I've used cassia bark, cassia leave, cinnamon leaf, and cinnamon bark EO's in cold and hot process soaps, and I have never had any complaints of irritation.  That being said, the maximum amount of cinnamon or cassia EO that I've used in a 4.5 lb batch of soap is probably 0.5 oz.  I've never made a pure cinnamon bar - I've always mixed with other EOs.


----------



## rszuba (Feb 22, 2009)

i put just a bit of cinnamon in with a coffee bar, it turned out great for the kitchen. no irratation.
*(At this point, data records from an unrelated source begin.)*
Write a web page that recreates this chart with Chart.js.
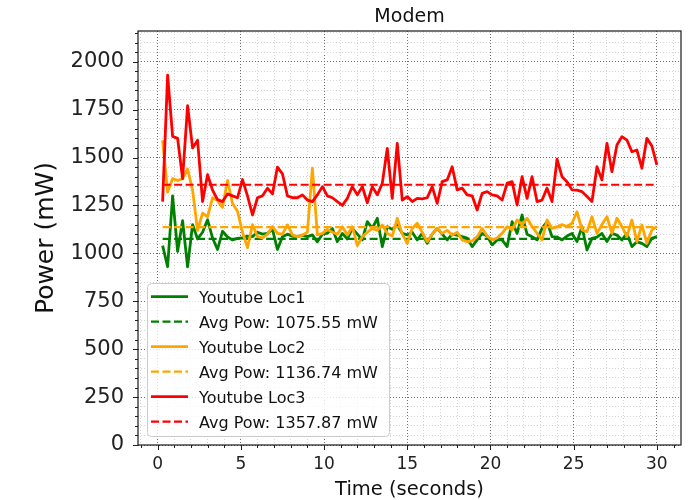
<!DOCTYPE html>
<html>
<head>
<meta charset="utf-8">
<title>Modem</title>
<script src="https://cdn.jsdelivr.net/npm/chart.js@4.4.1/dist/chart.umd.min.js"></script>
<style>
  html, body { margin: 0; padding: 0; background: #fff; }
  #wrap { position: relative; width: 697px; height: 500px; }
</style>
</head>
<body>
<div id="wrap"><canvas id="chart" width="697" height="500"></canvas></div>
<script>
// ------------------------------------------------------
// data
// ------------------------------------------------------
const TIME = [0.3,0.6,0.9,1.2,1.5,1.8,2.1,2.4,2.7,3.0,3.3,3.6,3.9,4.2,4.5,4.8,5.1,5.4,5.7,6.0,
  6.3,6.6,6.9,7.2,7.5,7.8,8.1,8.4,8.7,9.0,9.3,9.6,9.9,10.2,10.5,10.8,11.1,11.4,11.7,12.0,
  12.3,12.6,12.9,13.2,13.5,13.8,14.1,14.4,14.7,15.0,15.3,15.6,15.9,16.2,16.5,16.8,17.1,17.4,17.7,18.0,
  18.3,18.6,18.9,19.2,19.5,19.8,20.1,20.4,20.7,21.0,21.3,21.6,21.9,22.2,22.5,22.8,23.1,23.4,23.7,24.0,
  24.3,24.6,24.9,25.2,25.5,25.8,26.1,26.4,26.7,27.0,27.3,27.6,27.9,28.2,28.5,28.8,29.1,29.4,29.7,30.0];

const LOC1 = [1040,930,1300,1010,1170,930,1150,1075,1110,1175,1080,1020,1115,1085,1070,1078,1080,1090,1087,1110,
  1100,1104,1125,1020,1087,1100,1090,1087,1095,1087,1096,1060,1100,1105,1130,1061,1104,1075,1130,1100,
  1070,1165,1130,1183,1035,1139,1125,1148,1104,1096,1110,1070,1104,1052,1100,1130,1100,1070,1100,1095,
  1087,1080,1035,1070,1104,1090,1044,1070,1070,1035,1165,1104,1200,1100,1087,1070,1130,1165,1087,1085,
  1070,1090,1104,1061,1139,1017,1078,1085,1104,1061,1104,1095,1070,1104,1035,1060,1052,1035,1078,1087];

const LOC2 = [1590,1320,1390,1380,1390,1440,1330,1120,1210,1190,1290,1275,1240,1380,1260,1220,1110,1030,1150,1087,
  1080,1100,1140,1104,1100,1148,1096,1087,1095,1110,1444,1096,1104,1125,1110,1100,1139,1096,1139,1040,
  1087,1110,1130,1120,1148,1104,1090,1183,1100,1052,1130,1157,1110,1061,1100,1130,1104,1120,1095,1110,
  1070,1061,1065,1087,1130,1090,1070,1080,1104,1139,1122,1174,1150,1183,1140,1104,1070,1174,1130,1139,
  1150,1140,1157,1217,1122,1113,1191,1104,1150,1191,1104,1183,1140,1087,1174,1061,1148,1052,1122,1139];

const LOC3 = [1270,1930,1610,1600,1390,1770,1550,1590,1270,1410,1330,1280,1270,1310,1300,1290,1385,1300,1200,1290,
  1300,1340,1310,1450,1415,1300,1290,1290,1305,1278,1270,1305,1348,1300,1290,1270,1250,1287,1348,1305,
  1348,1264,1348,1305,1365,1548,1287,1574,1278,1296,1270,1287,1284,1290,1348,1261,1374,1383,1452,1331,
  1340,1305,1300,1226,1313,1322,1305,1300,1278,1365,1374,1252,1400,1287,1400,1270,1278,1340,1270,1491,
  1400,1374,1331,1330,1322,1296,1270,1452,1383,1574,1426,1565,1609,1591,1530,1539,1444,1600,1560,1461];

const AVG = [1075.55, 1136.74, 1357.87];
const NAMES = ["Youtube Loc1", "Youtube Loc2", "Youtube Loc3"];
const COLORS = ["#008000", "#ffa500", "#ff0000"];

const X_MIN = -1.18, X_MAX = 31.45;
const Y_MIN = 0, Y_MAX = 2160;

const FONT = "'DejaVu Sans', sans-serif";
const MAJOR_GRID = "#6e6e6e";
const MINOR_GRID = "#d4d4d4";

// ------------------------------------------------------
// datasets: line + dashed average per location
// ------------------------------------------------------
function buildDatasets() {
    const series = [LOC1, LOC2, LOC3];
    const out = [];
    let order = 6;
    series.forEach((vals, k) => {
        out.push({
            label: NAMES[k],
            data: TIME.map((t, i) => ({ x: t, y: vals[i] })),
            borderColor: COLORS[k],
            borderWidth: 2.8,
            borderJoinStyle: "round",
            pointRadius: 0,
            tension: 0,
            order: order--
        });
        out.push({
            label: "Avg Pow: " + AVG[k].toFixed(2) + " mW",
            data: [{ x: TIME[0], y: AVG[k] }, { x: TIME[TIME.length - 1], y: AVG[k] }],
            borderColor: COLORS[k],
            borderWidth: 2.2,
            borderDash: [8, 3.5],
            pointRadius: 0,
            order: order--
        });
    });
    return out;
}

// ------------------------------------------------------
// frame, tick marks, titles and legend drawn by hand
// ------------------------------------------------------
const decor = {
    id: "decor",
    afterDraw(chart) {
        const ctx = chart.ctx;
        const a = chart.chartArea;
        const xs = chart.scales.x, ys = chart.scales.y;
        ctx.save();

        // tick marks (major + minor)
        ctx.strokeStyle = "#222";
        ctx.lineWidth = 1;
        ctx.beginPath();
        xs.ticks.forEach(t => {
            if (!Number.isInteger(t.value)) return;
            const px = Math.round(xs.getPixelForValue(t.value)) + 0.5;
            const len = t.value % 5 === 0 ? 5 : 3;
            ctx.moveTo(px, a.bottom);
            ctx.lineTo(px, a.bottom + len);
        });
        ys.ticks.forEach(t => {
            const py = Math.round(ys.getPixelForValue(t.value)) + 0.5;
            const len = t.value % 250 === 0 ? 5 : 3;
            ctx.moveTo(a.left, py);
            ctx.lineTo(a.left - len, py);
        });
        ctx.stroke();

        // legend box
        const lx = a.left + 9, ly = a.top + 252, lw = 242, lh = 153;
        ctx.beginPath();
        ctx.roundRect(lx + 0.5, ly + 0.5, lw, lh, 4);
        ctx.fillStyle = "rgba(255,255,255,0.8)";
        ctx.fill();
        ctx.strokeStyle = "#cccccc";
        ctx.lineWidth = 1;
        ctx.stroke();

        ctx.font = "16px " + FONT;
        ctx.textAlign = "left";
        ctx.textBaseline = "alphabetic";
        for (let i = 0; i < 6; i++) {
            const k = Math.floor(i / 2);
            const dashed = i % 2 === 1;
            const y = ly + 13.7 + i * 25;
            ctx.beginPath();
            ctx.strokeStyle = COLORS[k];
            ctx.lineWidth = dashed ? 2.2 : 2.8;
            ctx.setLineDash(dashed ? [8, 3.5] : []);
            ctx.moveTo(lx + 4, y);
            ctx.lineTo(lx + 41, y);
            ctx.stroke();
            ctx.setLineDash([]);
            ctx.fillStyle = "#111";
            ctx.fillText(dashed ? "Avg Pow: " + AVG[k].toFixed(2) + " mW" : NAMES[k], lx + 52, y + 6.5);
        }

        // frame
        ctx.strokeStyle = "#1a1a1a";
        ctx.lineWidth = 1.2;
        ctx.strokeRect(a.left, a.top, a.right - a.left, a.bottom - a.top);

        // titles
        const cx = (a.left + a.right) / 2;
        ctx.fillStyle = "#111";
        ctx.textAlign = "center";
        ctx.font = "19px " + FONT;
        ctx.fillText("Modem", cx, 22);
        ctx.font = "19.5px " + FONT;
        ctx.fillText("Time (seconds)", cx, 495);

        ctx.translate(53, (a.top + a.bottom) / 2);
        ctx.rotate(-Math.PI / 2);
        ctx.font = "25px " + FONT;
        ctx.fillText("Power (mW)", 0, 0);
        ctx.restore();
    }
};

// ------------------------------------------------------
// chart
// ------------------------------------------------------
function initChart() {
    new Chart(document.getElementById("chart"), {
        type: "line",
        data: { datasets: buildDatasets() },
        options: {
            responsive: false,
            animation: false,
            devicePixelRatio: 1,
            layout: { padding: { left: 0, top: 31, right: 16, bottom: 0 } },
            plugins: { legend: { display: false }, tooltip: { enabled: false }, title: { display: false } },
            scales: {
                x: {
                    type: "linear",
                    min: X_MIN,
                    max: X_MAX,
                    afterFit: s => { s.height = 55; },
                    ticks: {
                        stepSize: 1,
                        autoSkip: false,
                        includeBounds: false,
                        maxRotation: 0,
                        padding: 9,
                        color: "#222",
                        font: { family: FONT, size: 17 },
                        callback: v => (v % 5 === 0 ? String(v) : "")
                    },
                    grid: {
                        drawTicks: false,
                        lineWidth: 1,
                        color: c => (c.tick && c.tick.value % 5 === 0 ? MAJOR_GRID : MINOR_GRID)
                    },
                    border: { display: false, dash: [1, 2] }
                },
                y: {
                    type: "linear",
                    min: Y_MIN,
                    max: Y_MAX,
                    afterFit: s => { s.width = 138; },
                    ticks: {
                        stepSize: 50,
                        autoSkip: false,
                        includeBounds: false,
                        padding: 14,
                        color: "#222",
                        font: { family: FONT, size: 21 },
                        callback: v => (v % 250 === 0 ? String(v) : "")
                    },
                    grid: {
                        drawTicks: false,
                        lineWidth: 1,
                        color: c => (c.tick && c.tick.value % 250 === 0 ? MAJOR_GRID : MINOR_GRID)
                    },
                    border: { display: false, dash: [1, 2] }
                }
            }
        },
        plugins: [decor]
    });
}

window.onload = initChart;
</script>
</body>
</html>
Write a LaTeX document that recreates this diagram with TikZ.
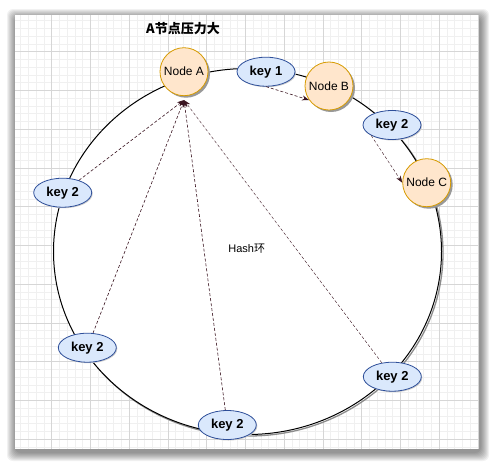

want to make a chai bar, yumm


----------



## IanT (Feb 22, 2009)

andreabadgley said:
			
		

> I've used cassia bark, cassia leave, cinnamon leaf, and cinnamon bark EO's in cold and hot process soaps, and I have never had any complaints of irritation.  That being said, the maximum amount of cinnamon or cassia EO that I've used in a 4.5 lb batch of soap is probably 0.5 oz.  I've never made a pure cinnamon bar - I've always mixed with other EOs.



I agree , I think its great as long as you dont go overboard with it!


----------



## blue hill (Feb 24, 2009)

My first batch was with cinnamon EO , but of course i just used only a few drops and then a tsp of ground cinnamon.  I didnt know better, just luck i suppose.  I just got a soping book from the library and the author says you should use cinnamon leaf and NEVER cinnamon bark EO.  Dont know why but ill follow instructions on this one!


----------